Charlotte's family lived in the West Country. Her father was a bus driver who had to give up his job when her mother became ill. At a later point, the family were evicted from their rented accommodation to allow the owners to sell up. Their belongings were put in storage and they went to stay with friends in a Minehead Housing Association flat. The housing association heard about it and threw them out. The family were on the street for the day while their situation was sorted out. Minehead Council refused to provide emergency accommodation - that is, until the family involved the homeless charity Shelter and were threatened with court action. Taunton Council gave them six weeks bed and breakfast accommodation.
This was just one example of several different unfortunate sets of circumstances which left families homeless. The makers concluded that the central problem was not the shortage of housing but the cost of it. In England and Wales there are about 1.5 million homeless people, but there are 700,000 empty flats and houses.
With its understated approach, and the unusually authentic self-revelation it coaxed out of the families, Evicted steadily eroded my scepticism and ended up as eloquently campaigning TV on behalf of those who - for whatever reason - are stuck in the horror zone at the arse-end of capitalism. By the end of the programme I was ready to write to my MP - if I only knew who my MP was - and take to the streets.
If you were Ben - a thrusting young entrepreneur - and you wanted to share out some of your booty to deserving parties who lack your privileges in start-up resources, would you also phone up Channel 4 and ask them to send a camera? It would certainly be a sign that you haven't been boning up on keeping charity anonymous. Did no one warn him about how his life will now be taken over by begging letters? You'd also have to be banking on an audience of ingénues who wouldn't go thinking dark thoughts, for example that your true motive was to publicise your multi-million-pound businesses.
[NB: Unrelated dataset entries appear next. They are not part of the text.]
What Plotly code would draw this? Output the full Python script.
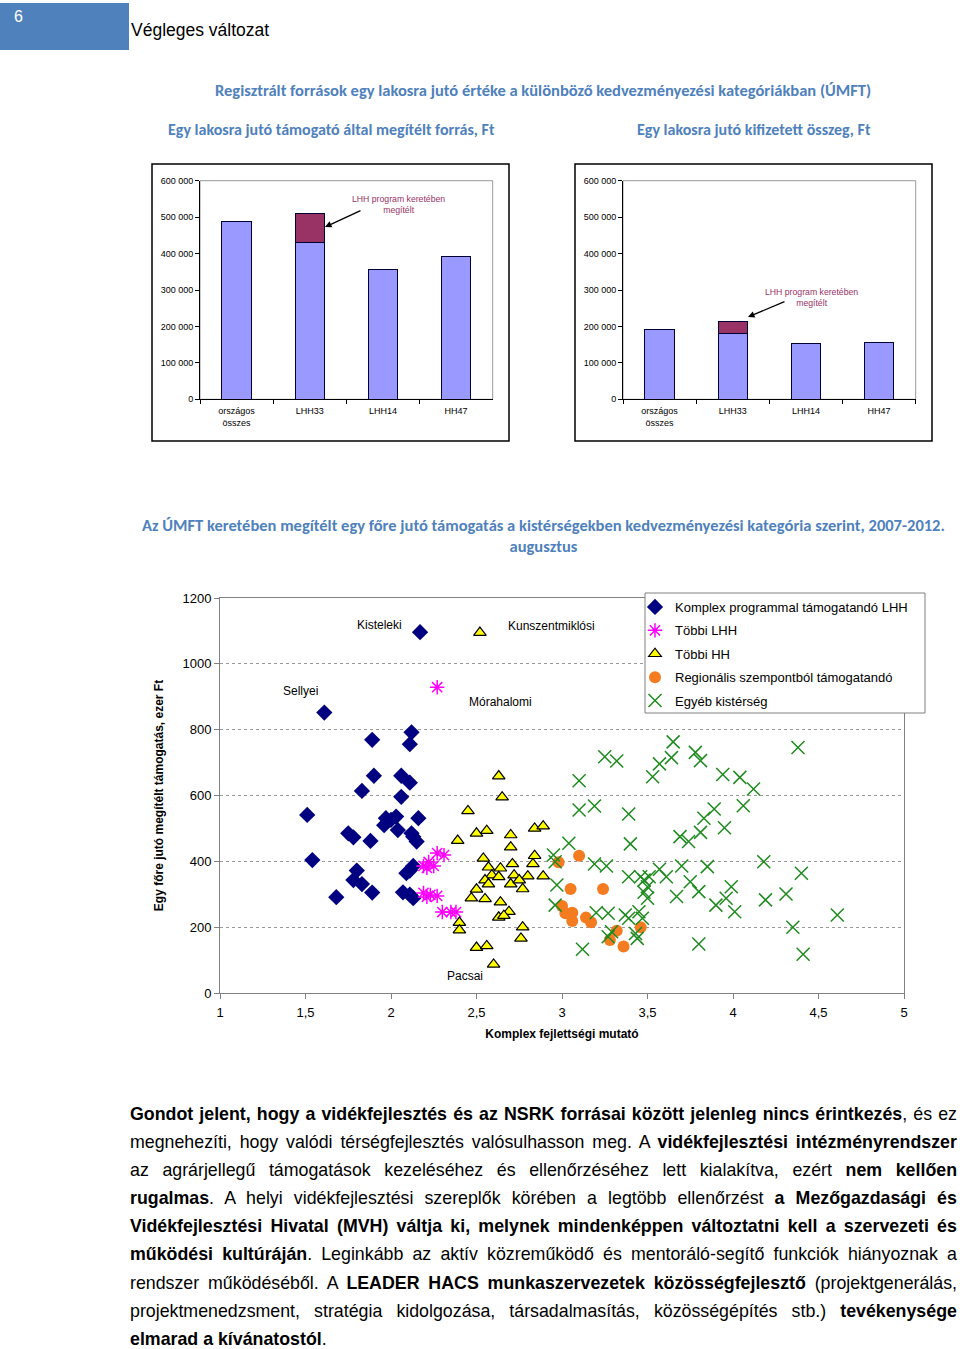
import plotly.graph_objects as go

W, H = 960, 1349
def px(x): return x / W
def py(y): return 1 - y / H

# ---------------- data ----------------
bar_categories = ["országos<br>összes", "LHH33", "LHH14", "HH47"]
megitelt_base = [487000, 430000, 355000, 393000]
megitelt_lhh = [0, 79000, 0, 0]
kifizetett_base = [192000, 181000, 154500, 156500]
kifizetett_lhh = [0, 32000, 0, 0]
bar_tickvals = [0, 100000, 200000, 300000, 400000, 500000, 600000]
bar_ticktext = ["0", "100 000", "200 000", "300 000", "400 000", "500 000", "600 000"]

komplex_x = [2.17, 1.61, 1.89, 2.12, 2.11, 1.90, 2.06, 2.11, 1.83, 2.06, 1.51, 2.16, 1.97, 2.03, 1.96,
             2.04, 2.00, 1.75, 1.78, 1.88, 2.12, 2.13, 2.15, 1.54, 2.13, 2.11, 2.09, 1.80, 1.78, 1.83,
             1.89, 1.68, 2.07, 2.11, 2.13]
komplex_y = [1096, 852, 769, 792, 756, 660, 660, 639, 614, 596, 541, 531, 531, 536, 510,
             495, 526, 485, 473, 462, 485, 475, 460, 404, 386, 372, 364, 372, 343, 331,
             305, 291, 306, 299, 288]

tobbi_lhh_x = [2.27, 2.27, 2.31, 2.22, 2.25, 2.21, 2.19, 2.19, 2.23, 2.27, 2.21, 2.30, 2.35, 2.38]
tobbi_lhh_y = [929, 425, 419, 398, 386, 380, 386, 304, 298, 295, 292, 246, 246, 246]

tobbi_hh_x = [2.52, 2.63, 2.65, 2.45, 2.84, 2.89, 2.50, 2.56, 2.39, 2.70, 2.70, 2.84, 2.54, 2.71,
              2.64, 2.57, 2.83, 2.59, 2.63, 2.55, 2.57, 2.72, 2.70, 2.80, 2.89, 2.75, 2.77, 2.50,
              2.47, 2.55, 2.64, 2.69, 2.63, 2.66, 2.40, 2.40, 2.77, 2.76, 2.50, 2.56, 2.60]
tobbi_hh_y = [1095, 659, 595, 553, 500, 507, 485, 493, 463, 480, 443, 417, 409, 392,
              379, 382, 392, 358, 353, 343, 331, 358, 331, 355, 355, 343, 316, 315,
              288, 286, 276, 247, 230, 235, 214, 191, 200, 166, 138, 143, 87]

regionalis_x = [3.10, 2.98, 3.05, 3.24, 3.00, 3.02, 3.06, 3.06, 3.14, 3.17, 3.32, 3.28, 3.36, 3.46]
regionalis_y = [417, 397, 316, 316, 264, 242, 244, 219, 229, 215, 189, 161, 141, 200]

egyeb_x = [3.25, 3.32, 3.10, 3.10, 3.19, 3.39, 3.04, 3.40, 2.95, 2.96, 3.19, 3.26, 2.97, 2.96,
           3.20, 3.27, 3.39, 3.46, 3.37, 3.39, 3.45, 3.47, 3.29, 3.27, 3.43, 3.44, 3.12, 3.65,
           3.64, 3.57, 3.53, 3.78, 3.81, 3.94, 4.04, 4.12, 4.38, 4.06, 3.89, 3.83, 3.95, 3.81,
           3.69, 3.74, 3.85, 3.70, 4.18, 4.40, 3.57, 3.61, 3.51, 3.48, 3.50, 3.75, 3.80, 3.67,
           3.99, 3.96, 3.90, 4.01, 4.19, 4.31, 4.61, 4.35, 4.41, 3.80, 3.48, 3.50]
egyeb_y = [718, 705, 645, 556, 568, 544, 455, 453, 419, 399, 392, 386, 328, 267,
           244, 242, 353, 353, 237, 227, 247, 227, 186, 171, 181, 166, 133, 763,
           715, 696, 657, 731, 706, 664, 655, 620, 746, 569, 559, 531, 502, 488,
           475, 460, 384, 386, 399, 364, 376, 353, 353, 343, 323, 338, 308, 293,
           323, 288, 267, 247, 283, 301, 237, 200, 118, 149, 306, 288]

sc_xtickvals = [1, 1.5, 2, 2.5, 3, 3.5, 4, 4.5, 5]
sc_xticktext = ["1", "1,5", "2", "2,5", "3", "3,5", "4", "4,5", "5"]
sc_ytickvals = [0, 200, 400, 600, 800, 1000, 1200]

labels = ["Kisteleki", "Kunszentmiklósi", "Sellyei", "Mórahalomi", "Pacsai"]
labels_x = [1.93, 2.94, 1.47, 2.64, 2.43]
labels_y = [1118, 1115, 917, 884, 52]

# ---------------- styles ----------------
FONT = "Liberation Sans, Arial, sans-serif"
TFONT = "Carlito, Liberation Sans, Arial, sans-serif"
TITLE_BLUE = "#4F81BD"
BAR_FILL = "#9999FF"
BAR_DARK = "#993366"

fig = go.Figure()

# bar charts
for i, (base, extra) in enumerate([(megitelt_base, megitelt_lhh), (kifizetett_base, kifizetett_lhh)]):
    xa = "x" if i == 0 else "x2"
    ya = "y" if i == 0 else "y2"
    fig.add_trace(go.Bar(x=bar_categories, y=base, xaxis=xa, yaxis=ya, width=0.4,
                         marker=dict(color=BAR_FILL, line=dict(color="#000033", width=1)),
                         showlegend=False, hoverinfo="skip"))
    fig.add_trace(go.Bar(x=bar_categories, y=extra, xaxis=xa, yaxis=ya, width=0.4,
                         marker=dict(color=BAR_DARK, line=dict(color="#000033", width=1)),
                         showlegend=False, hoverinfo="skip"))

# scatter
fig.add_trace(go.Scatter(x=komplex_x, y=komplex_y, mode="markers", xaxis="x3", yaxis="y3",
                         name="Komplex programmal támogatandó LHH", legendgroup="a",
                         marker=dict(symbol="diamond", size=12.5, color="#000080")))
fig.add_trace(go.Scatter(x=tobbi_lhh_x, y=tobbi_lhh_y, mode="markers", xaxis="x3", yaxis="y3",
                         name="Többi LHH", legendgroup="b",
                         marker=dict(symbol="asterisk-open", size=12, color="#FF00FF",
                                     line=dict(color="#FF00FF", width=1.5))))
fig.add_trace(go.Scatter(x=tobbi_hh_x, y=tobbi_hh_y, mode="markers", xaxis="x3", yaxis="y3",
                         name="Többi HH", legendgroup="c",
                         marker=dict(symbol="triangle-up", size=11, color="#FFFF00",
                                     line=dict(color="#000000", width=1.2))))
fig.add_trace(go.Scatter(x=regionalis_x, y=regionalis_y, mode="markers", xaxis="x3", yaxis="y3",
                         name="Regionális szempontból támogatandó", legendgroup="d",
                         marker=dict(symbol="circle", size=12, color="#F47B20")))
fig.add_trace(go.Scatter(x=egyeb_x, y=egyeb_y, mode="markers", xaxis="x3", yaxis="y3",
                         name="Egyéb kistérség", legendgroup="e",
                         marker=dict(symbol="x-thin-open", size=13, color="#1F8A1F",
                                     line=dict(color="#1F8A1F", width=1.5))))

bar_y_common = dict(range=[0, 600000], tickvals=bar_tickvals, ticktext=bar_ticktext,
                    showgrid=False, zeroline=False, showline=True, linecolor="black", linewidth=1,
                    ticks="outside", ticklen=4, tickcolor="black", automargin=False,
                    tickfont=dict(family=FONT, size=9, color="black"), fixedrange=True)
bar_x_common = dict(showgrid=False, showline=True, linecolor="black", linewidth=1,
                    ticks="outside", tickson="boundaries", ticklen=4, tickcolor="black",
                    automargin=False, ticklabelstandoff=3,
                    tickfont=dict(family=FONT, size=9, color="black"), fixedrange=True)

left_dom_x = [px(200), px(492.7)]
right_dom_x = [px(623), px(915.7)]
bar_dom_y = [py(399.3), py(180.7)]
sc_dom_x = [px(220), px(904)]
sc_dom_y = [py(993), py(598)]

fig.update_layout(
    template="none",
    width=W, height=H, autosize=False,
    margin=dict(l=0, r=0, t=0, b=0, pad=0, autoexpand=False),
    paper_bgcolor="white", plot_bgcolor="white",
    barmode="stack", showlegend=True,
    xaxis=dict(domain=left_dom_x, anchor="y", **bar_x_common),
    yaxis=dict(domain=bar_dom_y, anchor="x", **bar_y_common),
    xaxis2=dict(domain=right_dom_x, anchor="y2", **bar_x_common),
    yaxis2=dict(domain=bar_dom_y, anchor="x2", **bar_y_common),
    xaxis3=dict(domain=sc_dom_x, anchor="y3", range=[1, 5], tickvals=sc_xtickvals,
                ticktext=sc_xticktext, showgrid=False, zeroline=False, showline=True,
                mirror=True, linecolor="#808080", linewidth=1, ticks="outside", ticklen=5,
                tickcolor="#808080", tickfont=dict(family=FONT, size=13, color="black"),
                automargin=False, ticklabelstandoff=2,
                title=dict(text="<b>Komplex fejlettségi mutató</b>", standoff=11,
                           font=dict(family=FONT, size=12, color="black")), fixedrange=True),
    yaxis3=dict(domain=sc_dom_y, anchor="x3", range=[0, 1200], tickvals=sc_ytickvals,
                showgrid=True, gridcolor="#999999", griddash="dot", gridwidth=1,
                zeroline=False, showline=True, mirror=True, linecolor="#808080", linewidth=1,
                ticks="outside", ticklen=5, tickcolor="#808080", automargin=False,
                tickfont=dict(family=FONT, size=13, color="black"),
                title=dict(text="<b>Egy főre jutó megítélt támogatás, ezer Ft</b>", standoff=16,
                           font=dict(family=FONT, size=12, color="black")), fixedrange=True),
    legend=dict(x=px(635), y=py(592), xanchor="left", yanchor="top",
                bgcolor="rgba(0,0,0,0)", borderwidth=0,
                font=dict(family=FONT, size=13, color="black"),
                tracegroupgap=3.5, itemclick=False, itemdoubleclick=False),
)

shapes = []
# header blue box
shapes.append(dict(type="rect", xref="paper", yref="paper", x0=px(0), x1=px(129), y0=py(50), y1=py(3),
                   fillcolor="#4F81BD", line=dict(width=0)))
# bar chart outer boxes
for (x0, x1) in [(152, 509), (575, 932)]:
    shapes.append(dict(type="rect", xref="paper", yref="paper", x0=px(x0), x1=px(x1), y0=py(441), y1=py(164),
                       line=dict(color="black", width=1.5), fillcolor="rgba(0,0,0,0)"))
# bar plot area grey frame
for dom in [left_dom_x, right_dom_x]:
    shapes.append(dict(type="rect", xref="paper", yref="paper", x0=dom[0], x1=dom[1],
                       y0=bar_dom_y[0], y1=bar_dom_y[1], line=dict(color="#999999", width=1),
                       layer="below"))
# legend box
shapes.append(dict(type="rect", xref="paper", yref="paper", x0=px(645), x1=px(925), y0=py(713), y1=py(593),
                   fillcolor="white", line=dict(color="#808080", width=1), layer="above"))

annotations = []
annotations.append(dict(xref="paper", yref="paper", x=px(12), y=py(17), xanchor="left", yanchor="middle",
                        text="6", showarrow=False, font=dict(family=FONT, size=16, color="white")))
annotations.append(dict(xref="paper", yref="paper", x=px(129), y=py(30), xanchor="left", yanchor="middle",
                        text="Végleges változat", showarrow=False, font=dict(family=FONT, size=17.5, color="black")))
annotations.append(dict(xref="paper", yref="paper", x=px(543), y=py(90), xanchor="center", yanchor="middle",
                        text="<b>Regisztrált források egy lakosra jutó értéke a különböző kedvezményezési kategóriákban (ÚMFT)</b>",
                        showarrow=False, font=dict(family=TFONT, size=16.5, color=TITLE_BLUE)))
annotations.append(dict(xref="paper", yref="paper", x=px(331), y=py(129), xanchor="center", yanchor="middle",
                        text="<b>Egy lakosra jutó támogató által megítélt forrás, Ft</b>",
                        showarrow=False, font=dict(family=TFONT, size=16, color=TITLE_BLUE)))
annotations.append(dict(xref="paper", yref="paper", x=px(754), y=py(129), xanchor="center", yanchor="middle",
                        text="<b>Egy lakosra jutó kifizetett összeg, Ft</b>",
                        showarrow=False, font=dict(family=TFONT, size=16, color=TITLE_BLUE)))
annotations.append(dict(xref="paper", yref="paper", x=px(543), y=py(536), xanchor="center", yanchor="middle",
                        text="<b>Az ÚMFT keretében megítélt egy főre jutó támogatás a kistérségekben kedvezményezési kategória szerint, 2007-2012.</b><br><b>augusztus</b>",
                        showarrow=False, font=dict(family=TFONT, size=16.5, color=TITLE_BLUE)))
# LHH program notes + arrows
for (tx, ty, hx, hy, tailx, taily) in [(398, 205, 325, 227, 362, 210), (811, 297, 748, 317, 786, 301)]:
    annotations.append(dict(xref="paper", yref="paper", x=px(tx), y=py(ty), xanchor="center", yanchor="middle",
                            text="LHH program keretében<br>megítélt", showarrow=False,
                            font=dict(family=FONT, size=8.7, color="#993366")))
    annotations.append(dict(xref="paper", yref="paper", x=px(hx), y=py(hy), text="", showarrow=True,
                            ax=tailx - hx, ay=taily - hy, arrowhead=2, arrowsize=1, arrowwidth=1.3,
                            arrowcolor="black"))
# scatter point labels
for t, lx, ly in zip(labels, labels_x, labels_y):
    annotations.append(dict(xref="x3", yref="y3", x=lx, y=ly, text=t, showarrow=False,
                            xanchor="center", yanchor="middle",
                            font=dict(family=FONT, size=12, color="black")))

# bottom paragraph
para_lines = [
    "<b>Gondot jelent, hogy a vidékfejlesztés és az NSRK forrásai között jelenleg nincs érintkezés</b>, és ez",
    "megnehezíti, hogy valódi térségfejlesztés valósulhasson meg. A <b>vidékfejlesztési intézményrendszer</b>",
    "az agrárjellegű támogatások kezeléséhez és ellenőrzéséhez lett kialakítva, ezért <b>nem kellően</b>",
    "<b>rugalmas</b>. A helyi vidékfejlesztési szereplők körében a legtöbb ellenőrzést <b>a Mezőgazdasági és</b>",
    "<b>Vidékfejlesztési Hivatal (MVH) váltja ki, melynek mindenképpen változtatni kell a szervezeti és</b>",
    "<b>működési kultúráján</b>. Leginkább az aktív közreműködő és mentoráló-segítő funkciók hiányoznak a",
    "rendszer működéséből. A <b>LEADER HACS munkaszervezetek közösségfejlesztő</b> (projektgenerálás,",
    "projektmenedzsment, stratégia kidolgozása, társadalmasítás, közösségépítés stb.) <b>tevékenysége</b>",
    "<b>elmarad a kívánatostól</b>.",
]
para_y = [1114, 1142, 1170, 1198, 1226, 1254, 1283, 1311, 1339]
for t, yy in zip(para_lines, para_y):
    annotations.append(dict(xref="paper", yref="paper", x=px(128), y=py(yy), xanchor="left", yanchor="middle",
                            align="left", text=t, showarrow=False,
                            font=dict(family=FONT, size=17.8, color="black")))

fig.update_layout(shapes=shapes, annotations=annotations)

# justify the paragraph lines (all except the last) to the text block width
justify_js = """
var gd=document.getElementById('{plot_id}');
gd.style.position='fixed';gd.style.top='0px';gd.style.left='0px';
gd.querySelectorAll('text.annotation-text').forEach(function(t){
  var r=t.getBoundingClientRect();
  var s=t.textContent;
  if(r.top>1090 && s.indexOf('elmarad a kívánatos')!==0){
    var n=(s.match(/ /g)||[]).length;
    var len=r.width;
    if(n>0 && len<827){ t.style.wordSpacing=((827-len)/n)+'px'; }
  }
});
"""
fig.write_html("out.html", config={"displayModeBar": False},
               post_script="document.body.style.margin='0px';document.body.style.padding='0px';"
                           "document.documentElement.style.overflow='hidden';" + justify_js)
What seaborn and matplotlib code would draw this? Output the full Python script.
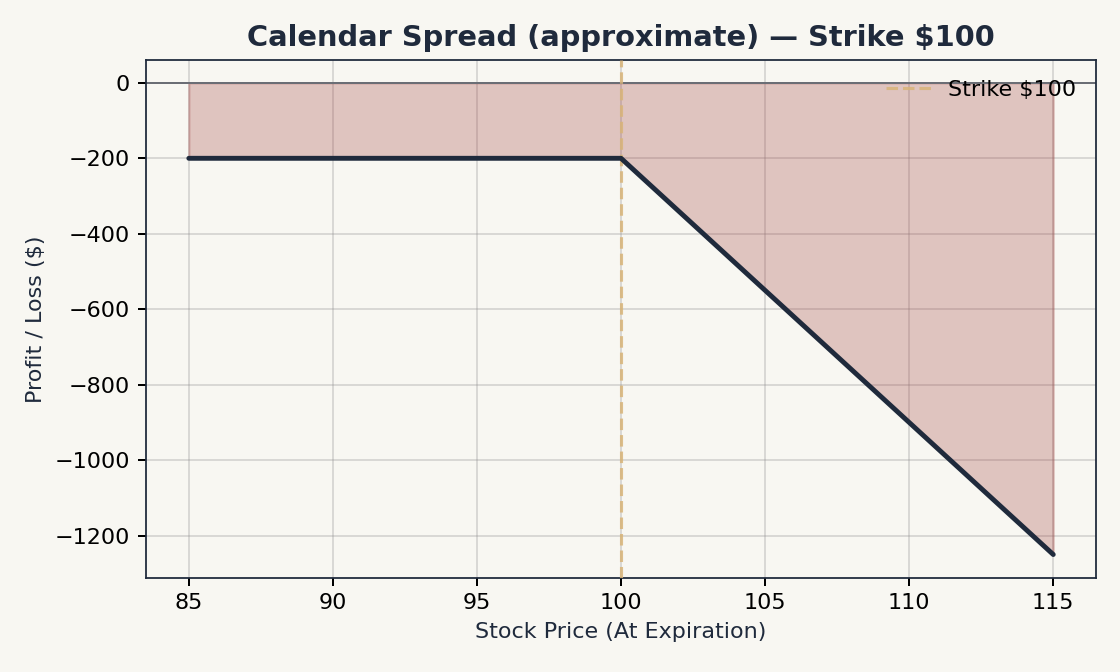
import numpy as np
import pandas as pd
import seaborn as sns
import matplotlib.pyplot as plt

# Datos
precios = [85, 90, 95, 100, 105, 110, 115]
pnl = [-200, -200, -200, -200, -550, -900, -1250]
strike = 100

df = pd.DataFrame({"precio": precios, "pnl": pnl})

bg = "#f8f7f2"
navy = "#1f2a3c"

sns.set_style("whitegrid")
plt.rcParams["font.family"] = ["DejaVu Sans"]

fig, ax = plt.subplots(figsize=(7, 4.2), dpi=160)
fig.patch.set_facecolor(bg)
ax.set_facecolor(bg)

ax.fill_between(df["precio"], df["pnl"], 0, color="#a0403c", alpha=0.28, zorder=1)
ax.axhline(0, color="#6b6e75", linewidth=0.9, zorder=2)
sns.lineplot(data=df, x="precio", y="pnl", color=navy, linewidth=2.2, ax=ax, zorder=4)
ax.axvline(strike, color="#d8b479", linestyle="--", linewidth=1.4, alpha=0.85,
           label=f"Strike ${strike}", zorder=3)

ax.set_xticks([85, 90, 95, 100, 105, 110, 115])
ax.set_yticks([0, -200, -400, -600, -800, -1000, -1200])
ax.set_ylim(-1312, 61)
ax.set_xlim(83.5, 116.5)
ax.grid(True, color="#888888", alpha=0.3, linewidth=0.8)
ax.tick_params(axis="both", labelsize=10, colors="black", length=3.5, width=0.9,
               left=True, bottom=True)
for s in ax.spines.values():
    s.set_color(navy)
    s.set_linewidth(0.8)

ax.set_title("Calendar Spread (approximate) — Strike $100", fontsize=13,
             fontweight="bold", color=navy, pad=6)
ax.set_xlabel("Stock Price (At Expiration)", fontsize=10, color=navy)
ax.set_ylabel("Profit / Loss ($)", fontsize=10, color=navy)
leg = ax.legend(loc="upper right", frameon=False, fontsize=10)
for t in leg.get_texts():
    t.set_color("black")

plt.subplots_adjust(left=0.13, right=0.979, top=0.911, bottom=0.14)
plt.savefig("out.png", dpi=160, facecolor=bg)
But should Channel 4 suggest the programme will involve going undercover as a do-good volunteer in a high crime neighbourhood to decide who should get your money - and at the end of the process turning up in a sharp suit to reveal your true identity and dish out the booty on camera - and you choose to go along with it, it will be enough to make grown men cry. And believe me, when the unpaid youth club worker, the budding fashion designer and the ex-boxer who didn't have enough money to get married were handed their cheques for £10,000 and £20,000 they cried all right.
Just as I was allowing myself to become a naïve trusting fool again in the big bad world of TV, why oh why did I tune into The Secret Millionaire?